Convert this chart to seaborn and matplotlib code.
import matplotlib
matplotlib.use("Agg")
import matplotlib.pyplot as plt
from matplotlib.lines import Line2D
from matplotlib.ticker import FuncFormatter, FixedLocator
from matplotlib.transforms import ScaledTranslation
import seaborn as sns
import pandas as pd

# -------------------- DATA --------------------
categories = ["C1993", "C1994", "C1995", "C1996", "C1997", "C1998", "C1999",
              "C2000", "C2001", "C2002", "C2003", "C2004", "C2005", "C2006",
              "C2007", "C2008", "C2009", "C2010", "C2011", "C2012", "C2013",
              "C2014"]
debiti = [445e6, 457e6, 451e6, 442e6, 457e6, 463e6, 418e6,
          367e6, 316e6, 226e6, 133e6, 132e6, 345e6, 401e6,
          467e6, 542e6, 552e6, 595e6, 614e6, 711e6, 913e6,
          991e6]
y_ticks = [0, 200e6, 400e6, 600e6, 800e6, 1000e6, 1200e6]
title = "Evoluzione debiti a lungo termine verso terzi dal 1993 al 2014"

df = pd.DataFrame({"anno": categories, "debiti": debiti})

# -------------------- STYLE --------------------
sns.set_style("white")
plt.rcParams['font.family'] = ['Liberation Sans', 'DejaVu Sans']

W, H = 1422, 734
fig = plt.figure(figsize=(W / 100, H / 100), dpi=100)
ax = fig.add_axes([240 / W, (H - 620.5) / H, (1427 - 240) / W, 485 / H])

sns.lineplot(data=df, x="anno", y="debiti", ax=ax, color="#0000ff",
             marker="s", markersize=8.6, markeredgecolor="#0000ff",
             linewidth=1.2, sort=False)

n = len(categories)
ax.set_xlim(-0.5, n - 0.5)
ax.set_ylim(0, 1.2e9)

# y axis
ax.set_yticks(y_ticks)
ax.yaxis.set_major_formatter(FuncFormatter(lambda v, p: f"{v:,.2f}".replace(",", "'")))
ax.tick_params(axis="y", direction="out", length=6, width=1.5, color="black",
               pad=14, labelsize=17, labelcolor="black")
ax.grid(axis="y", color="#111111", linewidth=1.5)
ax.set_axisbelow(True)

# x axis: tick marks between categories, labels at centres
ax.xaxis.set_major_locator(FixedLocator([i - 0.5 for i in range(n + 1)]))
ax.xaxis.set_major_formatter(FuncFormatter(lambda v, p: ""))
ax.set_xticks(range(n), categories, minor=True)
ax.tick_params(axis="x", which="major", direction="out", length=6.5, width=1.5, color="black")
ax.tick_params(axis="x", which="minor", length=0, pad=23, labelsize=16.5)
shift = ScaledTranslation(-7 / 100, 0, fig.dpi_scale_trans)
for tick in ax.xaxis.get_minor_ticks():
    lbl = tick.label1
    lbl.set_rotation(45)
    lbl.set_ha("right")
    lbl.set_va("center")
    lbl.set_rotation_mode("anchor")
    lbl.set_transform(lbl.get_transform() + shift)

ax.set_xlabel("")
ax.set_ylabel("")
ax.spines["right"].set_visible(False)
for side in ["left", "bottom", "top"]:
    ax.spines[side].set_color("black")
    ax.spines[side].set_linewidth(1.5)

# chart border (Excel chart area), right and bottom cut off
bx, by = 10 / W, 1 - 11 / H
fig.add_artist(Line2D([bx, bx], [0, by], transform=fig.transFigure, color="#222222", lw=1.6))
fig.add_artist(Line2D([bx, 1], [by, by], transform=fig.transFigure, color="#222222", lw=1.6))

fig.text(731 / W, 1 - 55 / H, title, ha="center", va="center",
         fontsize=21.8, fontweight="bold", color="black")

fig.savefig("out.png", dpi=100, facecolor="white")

━━━━━━

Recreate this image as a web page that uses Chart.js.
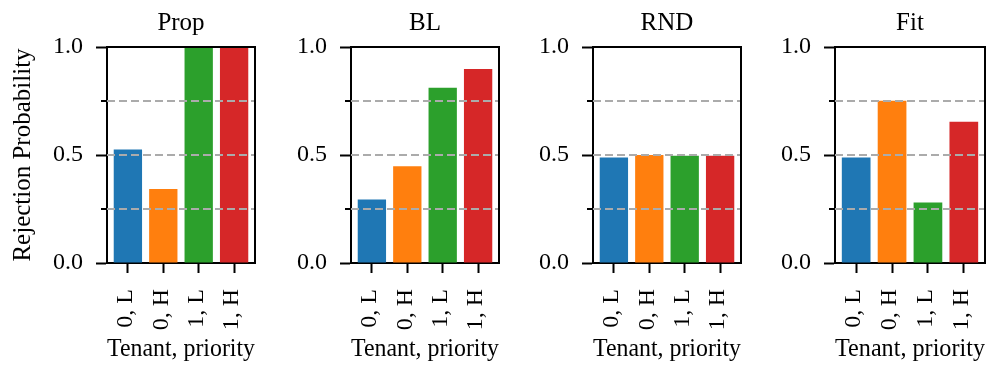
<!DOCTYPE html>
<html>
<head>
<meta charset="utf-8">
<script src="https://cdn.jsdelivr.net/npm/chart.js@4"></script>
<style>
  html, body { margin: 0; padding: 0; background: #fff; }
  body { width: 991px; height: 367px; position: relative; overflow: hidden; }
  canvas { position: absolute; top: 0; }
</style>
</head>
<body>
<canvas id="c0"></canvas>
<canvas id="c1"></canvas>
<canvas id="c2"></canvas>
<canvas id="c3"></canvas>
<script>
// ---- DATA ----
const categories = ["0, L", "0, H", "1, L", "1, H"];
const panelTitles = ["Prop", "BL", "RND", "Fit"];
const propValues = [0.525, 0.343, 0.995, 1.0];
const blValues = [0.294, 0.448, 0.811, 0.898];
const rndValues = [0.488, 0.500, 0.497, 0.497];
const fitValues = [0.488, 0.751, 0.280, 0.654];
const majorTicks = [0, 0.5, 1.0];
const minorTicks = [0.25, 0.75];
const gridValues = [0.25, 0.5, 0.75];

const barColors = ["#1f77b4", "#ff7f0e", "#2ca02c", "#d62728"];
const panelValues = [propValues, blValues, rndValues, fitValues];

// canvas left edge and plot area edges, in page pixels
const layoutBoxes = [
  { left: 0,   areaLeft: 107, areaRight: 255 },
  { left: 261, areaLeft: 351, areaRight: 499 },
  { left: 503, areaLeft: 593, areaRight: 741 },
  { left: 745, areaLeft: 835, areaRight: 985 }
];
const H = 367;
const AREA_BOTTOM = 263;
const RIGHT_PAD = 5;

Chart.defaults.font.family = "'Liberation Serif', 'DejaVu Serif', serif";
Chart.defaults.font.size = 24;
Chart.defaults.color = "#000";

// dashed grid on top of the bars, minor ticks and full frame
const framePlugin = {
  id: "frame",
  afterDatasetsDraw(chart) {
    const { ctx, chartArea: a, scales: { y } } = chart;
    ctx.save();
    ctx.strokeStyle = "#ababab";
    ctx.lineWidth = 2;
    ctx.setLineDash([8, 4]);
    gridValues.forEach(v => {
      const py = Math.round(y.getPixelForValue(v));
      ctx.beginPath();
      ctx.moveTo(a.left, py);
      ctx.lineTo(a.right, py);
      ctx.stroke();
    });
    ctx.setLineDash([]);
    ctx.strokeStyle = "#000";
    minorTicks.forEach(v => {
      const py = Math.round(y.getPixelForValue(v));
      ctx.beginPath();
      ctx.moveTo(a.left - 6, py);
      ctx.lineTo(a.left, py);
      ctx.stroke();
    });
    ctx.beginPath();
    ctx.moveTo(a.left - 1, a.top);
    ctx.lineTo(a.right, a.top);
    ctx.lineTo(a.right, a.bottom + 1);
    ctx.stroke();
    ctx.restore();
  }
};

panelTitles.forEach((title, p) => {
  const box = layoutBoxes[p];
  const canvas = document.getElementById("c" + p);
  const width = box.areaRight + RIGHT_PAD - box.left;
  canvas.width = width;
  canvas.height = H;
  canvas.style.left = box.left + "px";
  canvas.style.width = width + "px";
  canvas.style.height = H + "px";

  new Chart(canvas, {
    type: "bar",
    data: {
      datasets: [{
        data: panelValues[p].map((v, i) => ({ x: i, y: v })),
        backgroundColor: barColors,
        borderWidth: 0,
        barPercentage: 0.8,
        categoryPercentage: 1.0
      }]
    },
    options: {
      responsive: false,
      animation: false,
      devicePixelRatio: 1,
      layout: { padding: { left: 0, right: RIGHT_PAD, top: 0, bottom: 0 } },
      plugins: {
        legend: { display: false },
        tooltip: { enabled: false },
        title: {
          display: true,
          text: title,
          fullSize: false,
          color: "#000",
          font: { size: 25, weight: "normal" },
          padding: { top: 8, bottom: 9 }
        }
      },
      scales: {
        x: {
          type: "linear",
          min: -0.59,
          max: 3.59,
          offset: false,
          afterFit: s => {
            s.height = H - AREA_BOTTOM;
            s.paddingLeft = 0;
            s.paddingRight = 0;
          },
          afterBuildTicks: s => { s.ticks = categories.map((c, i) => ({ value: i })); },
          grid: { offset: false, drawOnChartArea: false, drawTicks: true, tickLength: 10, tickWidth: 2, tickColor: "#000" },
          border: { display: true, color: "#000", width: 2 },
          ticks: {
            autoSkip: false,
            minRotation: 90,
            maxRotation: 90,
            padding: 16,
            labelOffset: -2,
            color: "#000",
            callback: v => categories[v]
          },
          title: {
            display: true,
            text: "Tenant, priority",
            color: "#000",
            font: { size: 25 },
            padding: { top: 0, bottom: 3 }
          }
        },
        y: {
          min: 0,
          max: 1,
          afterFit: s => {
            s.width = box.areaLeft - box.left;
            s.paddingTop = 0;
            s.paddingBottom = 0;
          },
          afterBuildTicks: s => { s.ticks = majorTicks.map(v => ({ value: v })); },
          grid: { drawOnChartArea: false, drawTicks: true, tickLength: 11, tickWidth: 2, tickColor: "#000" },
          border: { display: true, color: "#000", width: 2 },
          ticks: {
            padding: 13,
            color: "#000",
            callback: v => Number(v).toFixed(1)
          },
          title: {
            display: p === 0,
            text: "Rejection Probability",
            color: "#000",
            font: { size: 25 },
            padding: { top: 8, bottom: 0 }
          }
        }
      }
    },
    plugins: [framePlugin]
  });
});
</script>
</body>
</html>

━━━━━━

**OBJECTIVE**
Your task is to quote exactly the lines beginning with the one that contains "Convert this chart" and ending with the one that contains "import pandas as pd", with nothing left out or added.

**FINISHED TASK**
Convert this chart to seaborn and matplotlib code.
import matplotlib
matplotlib.use("Agg")
import matplotlib.pyplot as plt
from matplotlib.lines import Line2D
from matplotlib.ticker import FuncFormatter, FixedLocator
from matplotlib.transforms import ScaledTranslation
import seaborn as sns
import pandas as pd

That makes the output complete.